The way in which we consume content in 2016 – whether film, TV, music and indeed almost any news story or marketing material – is vastly different from even five years ago. Improvements to the Internet globally allow the majority of consumers to access high-quality video, audio and imagery in seconds. Hardware is smaller, lighter and more portable. And social platforms have risen to the fore, sparking an age of information sharing and making the world a much, much smaller place.
Meanwhile, competition has reached fever pitch. Film is no longer owned by the cinema and rental store. Traditional broadcasters no longer dominate television and music stores are far fewer than they were a decade ago. The notion of a few media voices has changed to infinite media choices – from news portals, to print media, YouTubers to broadcast. And finally, stories can be told through video, voice or text, and we access these stories across a range of devices.
All of the above has led to one, very undeniable fact – we have access to more data, information and content today than ever before.
For brands around the world, this poses a serious challenge in both product development and marketing – how to reach, appeal and connect their audience to great content in a world of fragmentation and excess. In my opinion, the answer is simple. Getting there however, is not.
If we look at the darling brands of the technology industry over the past five years (Netflix, Google, Amazon, Microsoft, eBay, Spotify – to name just a few), they all have one thing in common – they put the individual user’s needs and wants at the heart of their product. Personalisation is everything.
At CES last week, Richard Frankel (Creative Director at Spotify) talked to an audience about his company’s approach to personalisation.
At the heart of the Spotify product is the user. In everything they do they seek to answer the question: “What would a music fan want”. The vision is simple – put the user first. This is a not new or unique approach by any means – all of the aforementioned tech darlings operate with a similar mantra, however something Mr. Frankel said got me thinking.
In short, he suggested that “If content is king, context is god, and data is its religion”.
Data. Moreover, using this data to personalise both product and marketing to each one of their consumers, in a way that doesn’t overwhelm them, but shows that they are understood – and in turn serving them the content that matters to them. It is curation at its best, and in a world flooded with choice, curation is crucial.
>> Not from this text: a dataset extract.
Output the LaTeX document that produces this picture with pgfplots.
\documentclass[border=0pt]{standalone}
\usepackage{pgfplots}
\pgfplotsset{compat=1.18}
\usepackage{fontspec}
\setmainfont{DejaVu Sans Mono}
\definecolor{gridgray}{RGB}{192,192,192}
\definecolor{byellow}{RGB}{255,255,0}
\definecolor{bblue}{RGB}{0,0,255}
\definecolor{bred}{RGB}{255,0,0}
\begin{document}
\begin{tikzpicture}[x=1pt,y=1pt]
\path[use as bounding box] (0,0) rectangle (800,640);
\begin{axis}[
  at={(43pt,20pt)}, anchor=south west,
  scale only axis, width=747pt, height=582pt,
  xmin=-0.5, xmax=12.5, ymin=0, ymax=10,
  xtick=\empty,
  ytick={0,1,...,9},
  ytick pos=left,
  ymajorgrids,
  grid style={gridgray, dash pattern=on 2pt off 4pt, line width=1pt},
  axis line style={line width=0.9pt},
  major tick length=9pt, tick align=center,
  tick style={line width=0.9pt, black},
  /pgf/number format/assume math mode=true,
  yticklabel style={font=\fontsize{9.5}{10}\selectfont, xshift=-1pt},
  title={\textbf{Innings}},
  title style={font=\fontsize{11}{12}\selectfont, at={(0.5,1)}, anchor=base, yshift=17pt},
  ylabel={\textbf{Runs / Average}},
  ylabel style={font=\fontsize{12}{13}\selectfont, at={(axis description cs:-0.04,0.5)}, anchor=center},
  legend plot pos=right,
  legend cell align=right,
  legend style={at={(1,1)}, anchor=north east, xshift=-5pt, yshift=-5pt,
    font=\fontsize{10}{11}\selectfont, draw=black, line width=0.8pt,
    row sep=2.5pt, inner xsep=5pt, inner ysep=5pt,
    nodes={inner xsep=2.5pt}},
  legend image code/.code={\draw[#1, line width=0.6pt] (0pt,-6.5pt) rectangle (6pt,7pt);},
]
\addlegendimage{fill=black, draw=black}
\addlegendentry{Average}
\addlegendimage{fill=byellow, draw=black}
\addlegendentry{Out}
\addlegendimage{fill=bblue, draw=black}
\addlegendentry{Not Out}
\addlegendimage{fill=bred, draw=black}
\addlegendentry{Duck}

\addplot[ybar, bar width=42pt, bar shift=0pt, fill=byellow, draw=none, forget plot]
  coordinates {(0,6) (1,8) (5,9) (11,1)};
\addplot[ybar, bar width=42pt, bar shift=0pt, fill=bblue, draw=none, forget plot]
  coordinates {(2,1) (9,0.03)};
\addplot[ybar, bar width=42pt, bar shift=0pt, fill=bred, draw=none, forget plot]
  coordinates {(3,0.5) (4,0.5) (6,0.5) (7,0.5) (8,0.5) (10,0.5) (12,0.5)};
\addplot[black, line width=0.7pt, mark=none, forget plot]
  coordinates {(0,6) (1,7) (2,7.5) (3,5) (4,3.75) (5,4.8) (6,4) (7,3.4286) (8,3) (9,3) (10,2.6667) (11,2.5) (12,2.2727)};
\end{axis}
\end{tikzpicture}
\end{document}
Similar to emphasising the needs of the user, using data to curate content is nothing new. Retailers such as eBay and Amazon use your purchasing behavior to predict similar products. The Netflix recommendation engine is well documented as being an industry leader in matchmaking film and TV fans with content they’ll love based on every detail of their past viewing experience. There are very few examples that come to mind however, for using this data to create context – i.e. what is the user doing when consuming content.
Through data, Spotify can make predictions to use cases and develop a product and marketing approach to match. Broadly, the brand integrates itself into every element of the user’s day – going where its audience does. The brand puts itself in the mix from the first moment of the day, partnering with the likes of Uber, Ford and BMW (for travel), PlayStation and Chrome Cast (for the sofa), Nike and Starbucks (for on the go). They take their vast library and seek to take it to the user’s lifestyle, regulating how the user feels and helping them through the day. Knowing the context in which users are listening allows Spotify to suggest specific songs, albums and playlists for these occasions, and through partnerships such as the above, they ensure ease of access and encourage use.
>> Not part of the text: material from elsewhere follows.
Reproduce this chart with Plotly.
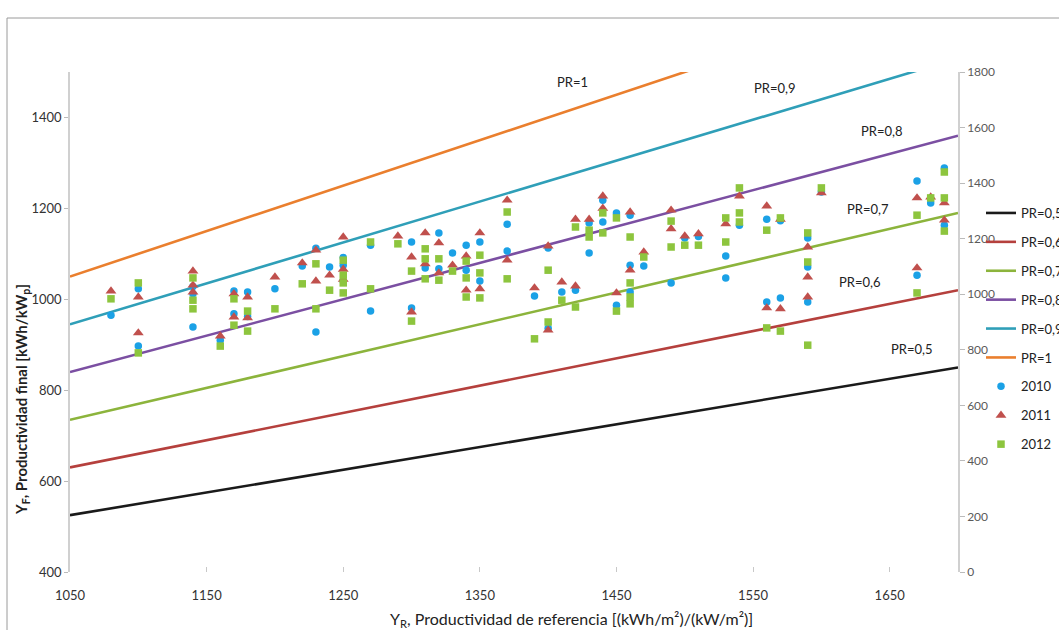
import plotly.graph_objects as go

# ---------------- data ----------------
pr_values = [0.5, 0.6, 0.7, 0.8, 0.9, 1.0]
pr_labels = ["PR=0,5", "PR=0,6", "PR=0,7", "PR=0,8", "PR=0,9", "PR=1"]
pr_colors = ["#1a1a1a", "#b5403d", "#8cb43c", "#7b4fa2", "#2f9fb8", "#ea7f2e"]
x_line = [1050, 1700]

x2010 = [1080, 1100, 1100, 1140, 1140, 1140, 1160, 1170, 1170, 1180, 1180, 1200, 1220,
         1230, 1230, 1240, 1250, 1250, 1250, 1270, 1270, 1300, 1300, 1310, 1320, 1320,
         1330, 1340, 1340, 1350, 1350, 1370, 1370, 1390, 1400, 1400, 1410, 1420, 1430,
         1430, 1440, 1440, 1450, 1450, 1460, 1460, 1460, 1470, 1490, 1500, 1510, 1530,
         1530, 1540, 1560, 1560, 1570, 1570, 1590, 1590, 1590, 1600, 1670, 1670, 1680,
         1690, 1690]
y2010 = [965, 1023, 897, 939, 1028, 1012, 910, 1018, 968, 1016, 962, 1023, 1073,
         1112, 928, 1071, 1092, 1075, 1040, 1119, 974, 1126, 981, 1069, 1146, 1067,
         1102, 1119, 1064, 1126, 1040, 1165, 1106, 1007, 1113, 936, 1016, 1020, 1168,
         1102, 1218, 1170, 1190, 987, 1185, 1075, 1016, 1073, 1036, 1135, 1138, 1095,
         1047, 1163, 1176, 994, 1173, 1003, 1135, 1071, 994, 1236, 1260, 1053, 1212,
         1289, 1163]

x2011 = [1080, 1100, 1100, 1140, 1140, 1140, 1160, 1170, 1170, 1180, 1180, 1200, 1220,
         1230, 1230, 1240, 1250, 1250, 1250, 1290, 1300, 1300, 1310, 1310, 1320, 1320,
         1330, 1340, 1340, 1350, 1350, 1370, 1370, 1390, 1400, 1400, 1410, 1420, 1420,
         1430, 1440, 1440, 1450, 1460, 1460, 1470, 1490, 1490, 1500, 1510, 1530, 1540,
         1560, 1560, 1570, 1570, 1590, 1590, 1590, 1600, 1670, 1670, 1680, 1690, 1690]
y2011 = [1018, 1005, 926, 1062, 1031, 1016, 919, 1012, 961, 1005, 959, 1049, 1080,
         1108, 1040, 1053, 1137, 1066, 1044, 1139, 1093, 972, 1146, 1078, 1124, 1058,
         1075, 1095, 1020, 1146, 1023, 1218, 1086, 1025, 1117, 932, 1038, 1176, 1029,
         1176, 1227, 1200, 1014, 1192, 1064, 1104, 1196, 1155, 1139, 1144, 1166, 1227,
         1205, 981, 1176, 979, 1115, 1049, 1005, 1234, 1223, 1069, 1225, 1212, 1174]

x2012 = [1080, 1100, 1100, 1140, 1140, 1140, 1160, 1170, 1170, 1180, 1180, 1200, 1220,
         1230, 1230, 1240, 1250, 1250, 1250, 1250, 1270, 1270, 1290, 1300, 1300, 1310,
         1310, 1310, 1320, 1320, 1330, 1340, 1340, 1340, 1350, 1350, 1350, 1370, 1370,
         1390, 1400, 1400, 1410, 1420, 1420, 1430, 1430, 1440, 1440, 1450, 1450, 1460,
         1460, 1460, 1460, 1470, 1490, 1490, 1500, 1510, 1530, 1530, 1540, 1540, 1540,
         1560, 1560, 1570, 1570, 1590, 1590, 1590, 1600, 1670, 1670, 1680, 1690, 1690,
         1690]
y2012 = [1001, 1036, 882, 1047, 998, 979, 897, 1001, 943, 974, 930, 979, 1034,
         1078, 979, 1020, 1086, 1053, 1036, 1014, 1126, 1023, 1122, 1062, 952, 1111,
         1089, 1045, 1089, 1042, 1062, 1084, 1047, 1005, 1097, 1058, 1003, 1192, 1045,
         913, 1064, 950, 998, 1159, 983, 1152, 1137, 1190, 1146, 1179, 974, 1137,
         1036, 1005, 990, 1093, 1172, 1115, 1119, 1119, 1179, 1126, 1245, 1190, 1170,
         1152, 937, 1179, 930, 1146, 1082, 899, 1245, 1185, 1014, 1223, 1280, 1223,
         1150]

x_ticks = [1050, 1150, 1250, 1350, 1450, 1550, 1650]
y_ticks = [400, 600, 800, 1000, 1200, 1400]
y2_ticks = [0, 200, 400, 600, 800, 1000, 1200, 1400, 1600, 1800]

FONT = "Lato"
fig = go.Figure()

for i, (pr, lab, col) in enumerate(zip(pr_values, pr_labels, pr_colors)):
    fig.add_trace(go.Scatter(
        x=x_line, y=[pr * v for v in x_line], mode="lines", name=lab,
        line=dict(color=col, width=2.6), legendgroup=f"g{i}", hoverinfo="skip"))

fig.add_trace(go.Scatter(x=x2010, y=y2010, mode="markers", name="2010", legendgroup="g6",
                         marker=dict(symbol="circle", size=7.5, color="#1ba1e6")))
fig.add_trace(go.Scatter(x=x2011, y=y2011, mode="markers", name="2011", legendgroup="g7",
                         marker=dict(symbol="triangle-up", size=9.5, color="#c0504d")))
fig.add_trace(go.Scatter(x=x2012, y=y2012, mode="markers", name="2012", legendgroup="g8",
                         marker=dict(symbol="square", size=7.5, color="#8dc53e")))

# dummy trace to show secondary axis
fig.add_trace(go.Scatter(x=[1050], y=[0], yaxis="y2", mode="markers",
                         marker=dict(opacity=0), showlegend=False, hoverinfo="skip"))

L, R, T, B = 70, 101, 72, 58
W, H = 1059, 630
pw, ph = W - L - R, H - T - B

def px2paper(px, py):
    return (px - L) / pw, (H - B - py) / ph

annots = []
ann_pos = [("PR=1", 1418, 1478), ("PR=0,9", 1566, 1465), ("PR=0,8", 1644, 1370),
           ("PR=0,7", 1634, 1199), ("PR=0,6", 1628, 1038), ("PR=0,5", 1666, 891)]
for t, ax_, ay_ in ann_pos:
    annots.append(dict(x=ax_, y=ay_, xref="x", yref="y", text=t, showarrow=False,
                       xanchor="center", yanchor="middle",
                       font=dict(family=FONT, size=13, color="#222222")))

yx, yy = px2paper(22, 400)
annots.append(dict(x=yx, y=yy, xref="paper", yref="paper", textangle=-90, showarrow=False,
                   xanchor="center", yanchor="middle",
                   text="<b>Y<sub>F</sub>, Productividad final [kWh/kW<sub>p</sub>]</b>",
                   font=dict(family=FONT, size=15, color="#222222", weight="bold")))
xx, xy = px2paper(571, 619)
annots.append(dict(x=xx, y=xy, xref="paper", yref="paper", showarrow=False,
                   xanchor="center", yanchor="middle",
                   text="Y<sub>R</sub>, Productividad de referencia [(kWh/m²)/(kW/m²)]",
                   font=dict(family=FONT, size=16, color="#222222")))

# outer chart border
bx0, by0 = px2paper(7, 18)
bx1, by1 = px2paper(1062, 632)
shapes = [dict(type="rect", xref="paper", yref="paper", x0=bx0, y0=by1, x1=bx1, y1=by0,
               line=dict(color="#9a9a9a", width=1), layer="below")]

lx, ly = px2paper(981, 198)
fig.update_layout(
    width=W, height=H,
    margin=dict(l=L, r=R, t=T, b=B, autoexpand=False),
    paper_bgcolor="white", plot_bgcolor="white",
    font=dict(family=FONT, size=12, color="#333333"),
    xaxis=dict(range=[1050, 1700], tickvals=x_ticks, showgrid=False, zeroline=False,
               showline=False, ticks="inside", ticklen=5, tickcolor="#c8c8c8",
               ticklabelstandoff=14, tickfont=dict(family=FONT, size=13, color="#333333")),
    yaxis=dict(range=[400, 1500], tickvals=y_ticks, showgrid=False, zeroline=False,
               showline=True, linecolor="#d0d0d0", linewidth=1.5, ticks="outside",
               ticklen=4, tickcolor="#bbbbbb",
               tickfont=dict(family=FONT, size=13, color="#333333")),
    yaxis2=dict(range=[0, 1800], tickvals=y2_ticks, overlaying="y", side="right",
                showgrid=False, zeroline=False, showline=True, linecolor="#d0d0d0",
                linewidth=1.5, ticks="outside", ticklen=5, tickcolor="#bbbbbb",
                tickfont=dict(family=FONT, size=12, color="#5a5a5a")),
    legend=dict(x=lx, y=ly, xanchor="left", yanchor="top", traceorder="grouped",
                tracegroupgap=9, font=dict(family=FONT, size=13, color="#222222"),
                bgcolor="rgba(0,0,0,0)"),
    annotations=annots, shapes=shapes,
)

fig.write_html("out.html")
Delving deeper, the company recently began experimenting with adding functionality around specific activities, developing their technology based on the vast amounts of data they collect. For example, Frankel discussed a feature they are working on for runners (who Spotify identified as primary users of the service) – where the smart phone will monitor the tempo at which you are running and find songs that match that beat, once again demonstrating the power and potential sensors could have in our product experience.
However, my favourite examples of how Spotify use data is in its marketing. If you haven’t already, you should absolutely visit Spotify’s Year in Music microsite (www.spotify.com/2015). Leaning into “selfie culture”, as Frankel described it – the idea plays to the suggestion that everyone loves an image of themselves. Andy Warhol said: “every song has a memory”, and with Year in Music Spotify has tapped into the knowledge that new year is a time for reflection, and by leveraging its most valuable asset (you guessed it, data), they remind us the role Spotify plays in our everyday lives. Emotional, relatable, personalised. Brilliant.
Even from an above the line perspective, they have used data dynamically and in real-time to tell localised stories instead of messaging to the masses. In New York they used data to find the songs and artists most streamed in each ZIP code, tailoring billboard ads in each area and positioning the brand as a fun, relevant partner to their audience in these neighborhoods. As it turns out, Williamsburg listened to Justin Bieber’s ’Sorry’ more than any other song. A large and very clever advert that said: “Sorry, Not Sorry Williamsburg. Bieber’s hit trended highest in this zip code” made for an eye catching ad, juxtaposed with the expectations of one of the Big Apple’s trendiest areas. Moreover, it required next to no additional effort or marketing spend to deliver.
For me, Spotify is a shining example of how brands can leverage data to tackle the fragmented and choice-rich world we live in today. Content is king, however with so much available curation is key, and in understanding context through data – and in turn creating personalised experiences – Spotify may well be onto something that brands and marketers would benefit from watching.